Problem to solve -> Exactly as written, retype the listing below, omitting the pictures.

Information supplied ->
= = = = = = =
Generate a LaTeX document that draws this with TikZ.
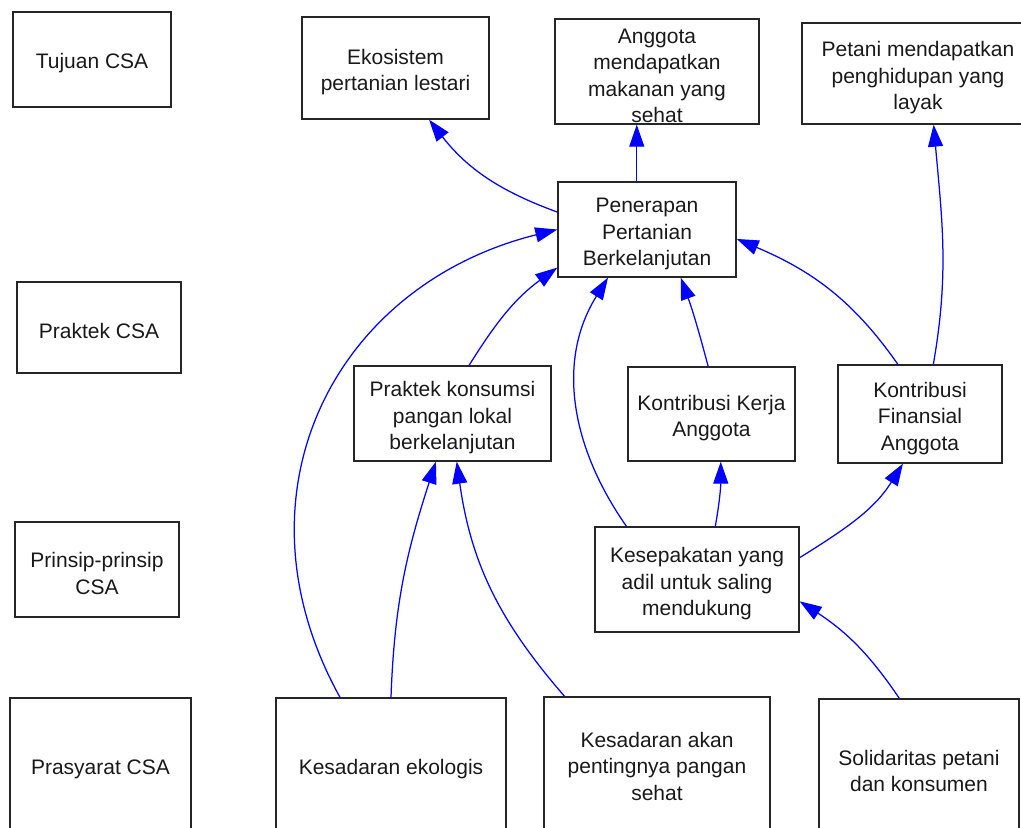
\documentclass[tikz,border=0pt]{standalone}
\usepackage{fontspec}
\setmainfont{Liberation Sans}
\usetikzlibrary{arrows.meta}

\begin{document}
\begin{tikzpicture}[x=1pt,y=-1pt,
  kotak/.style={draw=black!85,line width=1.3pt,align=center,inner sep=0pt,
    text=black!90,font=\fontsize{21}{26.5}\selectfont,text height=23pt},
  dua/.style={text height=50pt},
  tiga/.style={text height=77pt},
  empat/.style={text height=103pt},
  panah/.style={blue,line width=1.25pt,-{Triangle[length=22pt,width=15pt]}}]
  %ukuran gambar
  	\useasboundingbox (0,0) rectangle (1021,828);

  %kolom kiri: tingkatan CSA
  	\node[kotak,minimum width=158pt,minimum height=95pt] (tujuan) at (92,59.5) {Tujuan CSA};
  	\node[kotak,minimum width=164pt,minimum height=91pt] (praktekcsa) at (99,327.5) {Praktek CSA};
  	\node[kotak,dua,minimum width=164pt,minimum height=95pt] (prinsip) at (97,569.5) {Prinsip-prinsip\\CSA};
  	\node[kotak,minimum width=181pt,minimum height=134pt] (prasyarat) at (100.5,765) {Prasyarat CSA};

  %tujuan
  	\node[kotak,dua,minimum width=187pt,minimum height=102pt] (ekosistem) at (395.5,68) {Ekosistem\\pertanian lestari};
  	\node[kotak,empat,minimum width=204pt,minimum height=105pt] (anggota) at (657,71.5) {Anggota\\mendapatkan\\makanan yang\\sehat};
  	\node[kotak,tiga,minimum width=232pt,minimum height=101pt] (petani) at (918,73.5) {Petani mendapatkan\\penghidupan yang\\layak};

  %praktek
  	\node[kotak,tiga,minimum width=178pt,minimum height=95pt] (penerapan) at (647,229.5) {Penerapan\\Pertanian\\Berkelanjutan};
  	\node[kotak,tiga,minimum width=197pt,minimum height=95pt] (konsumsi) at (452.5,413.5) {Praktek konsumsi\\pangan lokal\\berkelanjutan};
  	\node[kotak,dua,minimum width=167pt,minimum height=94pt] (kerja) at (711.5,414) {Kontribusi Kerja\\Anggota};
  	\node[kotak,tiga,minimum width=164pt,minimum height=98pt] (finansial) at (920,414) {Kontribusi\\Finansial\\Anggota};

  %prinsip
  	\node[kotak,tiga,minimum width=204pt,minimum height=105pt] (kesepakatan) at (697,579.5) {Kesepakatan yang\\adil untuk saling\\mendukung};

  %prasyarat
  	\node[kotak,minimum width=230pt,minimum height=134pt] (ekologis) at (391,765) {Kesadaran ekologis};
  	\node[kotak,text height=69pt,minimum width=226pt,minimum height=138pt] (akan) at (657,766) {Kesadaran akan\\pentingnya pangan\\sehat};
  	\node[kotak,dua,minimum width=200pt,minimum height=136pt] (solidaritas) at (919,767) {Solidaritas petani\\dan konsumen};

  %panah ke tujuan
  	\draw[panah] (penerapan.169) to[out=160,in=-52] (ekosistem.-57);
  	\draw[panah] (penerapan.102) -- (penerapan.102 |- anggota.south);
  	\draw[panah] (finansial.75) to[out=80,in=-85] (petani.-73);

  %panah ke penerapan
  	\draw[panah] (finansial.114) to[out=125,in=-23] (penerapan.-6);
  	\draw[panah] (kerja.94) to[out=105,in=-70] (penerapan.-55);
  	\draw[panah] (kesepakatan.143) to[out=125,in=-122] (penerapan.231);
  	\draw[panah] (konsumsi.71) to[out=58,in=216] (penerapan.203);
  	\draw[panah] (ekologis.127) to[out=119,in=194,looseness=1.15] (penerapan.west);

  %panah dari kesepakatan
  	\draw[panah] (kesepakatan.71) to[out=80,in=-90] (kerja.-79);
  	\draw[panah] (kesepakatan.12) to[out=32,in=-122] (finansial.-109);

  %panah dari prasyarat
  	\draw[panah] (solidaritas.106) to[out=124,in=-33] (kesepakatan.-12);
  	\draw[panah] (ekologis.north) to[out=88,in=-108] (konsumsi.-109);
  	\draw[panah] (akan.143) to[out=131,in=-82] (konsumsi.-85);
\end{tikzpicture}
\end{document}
= = = = = = =
Task result ->
Generate a LaTeX document that draws this with TikZ.
\documentclass[tikz,border=0pt]{standalone}
\usepackage{fontspec}
\setmainfont{Liberation Sans}
\usetikzlibrary{arrows.meta}

\begin{document}
\begin{tikzpicture}[x=1pt,y=-1pt,
  kotak/.style={draw=black!85,line width=1.3pt,align=center,inner sep=0pt,
    text=black!90,font=\fontsize{21}{26.5}\selectfont,text height=23pt},
  dua/.style={text height=50pt},
  tiga/.style={text height=77pt},
  empat/.style={text height=103pt},
  panah/.style={blue,line width=1.25pt,-{Triangle[length=22pt,width=15pt]}}]
  %ukuran gambar
  	\useasboundingbox (0,0) rectangle (1021,828);

  %kolom kiri: tingkatan CSA
  	\node[kotak,minimum width=158pt,minimum height=95pt] (tujuan) at (92,59.5) {Tujuan CSA};
  	\node[kotak,minimum width=164pt,minimum height=91pt] (praktekcsa) at (99,327.5) {Praktek CSA};
  	\node[kotak,dua,minimum width=164pt,minimum height=95pt] (prinsip) at (97,569.5) {Prinsip-prinsip\\CSA};
  	\node[kotak,minimum width=181pt,minimum height=134pt] (prasyarat) at (100.5,765) {Prasyarat CSA};

  %tujuan
  	\node[kotak,dua,minimum width=187pt,minimum height=102pt] (ekosistem) at (395.5,68) {Ekosistem\\pertanian lestari};
  	\node[kotak,empat,minimum width=204pt,minimum height=105pt] (anggota) at (657,71.5) {Anggota\\mendapatkan\\makanan yang\\sehat};
  	\node[kotak,tiga,minimum width=232pt,minimum height=101pt] (petani) at (918,73.5) {Petani mendapatkan\\penghidupan yang\\layak};

  %praktek
  	\node[kotak,tiga,minimum width=178pt,minimum height=95pt] (penerapan) at (647,229.5) {Penerapan\\Pertanian\\Berkelanjutan};
  	\node[kotak,tiga,minimum width=197pt,minimum height=95pt] (konsumsi) at (452.5,413.5) {Praktek konsumsi\\pangan lokal\\berkelanjutan};
  	\node[kotak,dua,minimum width=167pt,minimum height=94pt] (kerja) at (711.5,414) {Kontribusi Kerja\\Anggota};
  	\node[kotak,tiga,minimum width=164pt,minimum height=98pt] (finansial) at (920,414) {Kontribusi\\Finansial\\Anggota};

  %prinsip
  	\node[kotak,tiga,minimum width=204pt,minimum height=105pt] (kesepakatan) at (697,579.5) {Kesepakatan yang\\adil untuk saling\\mendukung};

  %prasyarat
  	\node[kotak,minimum width=230pt,minimum height=134pt] (ekologis) at (391,765) {Kesadaran ekologis};
  	\node[kotak,text height=69pt,minimum width=226pt,minimum height=138pt] (akan) at (657,766) {Kesadaran akan\\pentingnya pangan\\sehat};
  	\node[kotak,dua,minimum width=200pt,minimum height=136pt] (solidaritas) at (919,767) {Solidaritas petani\\dan konsumen};

  %panah ke tujuan
  	\draw[panah] (penerapan.169) to[out=160,in=-52] (ekosistem.-57);
  	\draw[panah] (penerapan.102) -- (penerapan.102 |- anggota.south);
  	\draw[panah] (finansial.75) to[out=80,in=-85] (petani.-73);

  %panah ke penerapan
  	\draw[panah] (finansial.114) to[out=125,in=-23] (penerapan.-6);
  	\draw[panah] (kerja.94) to[out=105,in=-70] (penerapan.-55);
  	\draw[panah] (kesepakatan.143) to[out=125,in=-122] (penerapan.231);
  	\draw[panah] (konsumsi.71) to[out=58,in=216] (penerapan.203);
  	\draw[panah] (ekologis.127) to[out=119,in=194,looseness=1.15] (penerapan.west);

  %panah dari kesepakatan
  	\draw[panah] (kesepakatan.71) to[out=80,in=-90] (kerja.-79);
  	\draw[panah] (kesepakatan.12) to[out=32,in=-122] (finansial.-109);

  %panah dari prasyarat
  	\draw[panah] (solidaritas.106) to[out=124,in=-33] (kesepakatan.-12);
  	\draw[panah] (ekologis.north) to[out=88,in=-108] (konsumsi.-109);
  	\draw[panah] (akan.143) to[out=131,in=-82] (konsumsi.-85);
\end{tikzpicture}
\end{document}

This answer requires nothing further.